What Meeting Minutes Should Include
- Header: Meeting name/purpose, date, time, location (or “Video call”)
- Attendees: Names of people present. Note apologies (invited but absent).
- Agenda items: Brief summary of what was discussed for each item
- Decisions: What was agreed, approved or resolved — clearly stated
- Action items: What needs to be done, who is responsible, and by when
- Next meeting: Date, time and location if confirmed
How to Take Minutes During the Meeting
- 1
Prepare a template in advance
Set up a document with the header information and agenda items already filled in before the meeting starts. This means you only need to fill in what was discussed and decided — not type everything from scratch while trying to listen.
- 2
Focus on decisions and actions, not conversation
You do not need to record everything that was said. Capture what was decided and what needs to happen next. If two people debated an issue for 10 minutes, the minutes should record the conclusion (“The team agreed to proceed with Option B”), not the debate.
- 3
Record action items precisely
Every action item needs three things: what needs to be done, who is responsible (a specific person, not “the team”), and when it is due. “Sarah will send the updated proposal to the client by Friday 13 June” is a good action item. “Follow up with client” is not.
- 4
Ask for clarification in the meeting
If you are unsure what was decided or who is responsible for an action, ask before the meeting ends: “Just to confirm — James, you’re taking the lead on the proposal and the deadline is end of next week?” This is far better than distributing incorrect minutes.
After the Meeting
- 5
Distribute within 24 hours
Send minutes to all attendees and any relevant stakeholders while the meeting is fresh.

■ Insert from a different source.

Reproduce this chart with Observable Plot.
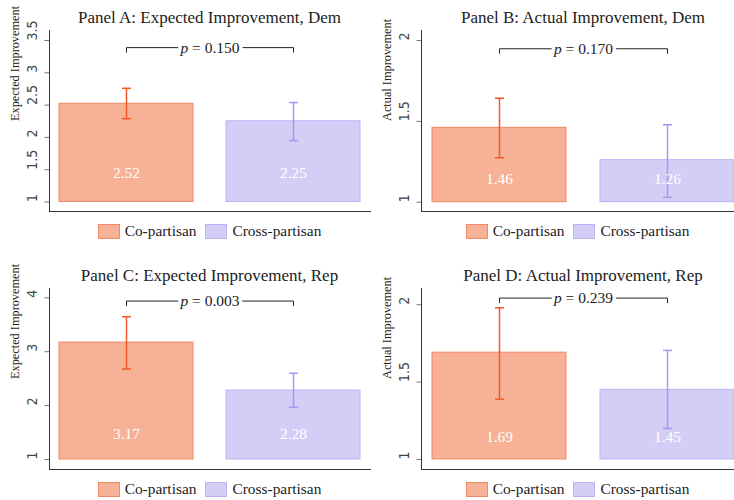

Email is standard — or add to a shared document in Google Docs, Notion or Confluence if your team uses those. Late minutes are less useful and reduce trust in the process.
- 6
Begin next meeting by reviewing previous action items
The most useful thing you can do with minutes is start the next meeting by reviewing whether previous action items were completed. This creates accountability and makes the minute-taking effort worthwhile.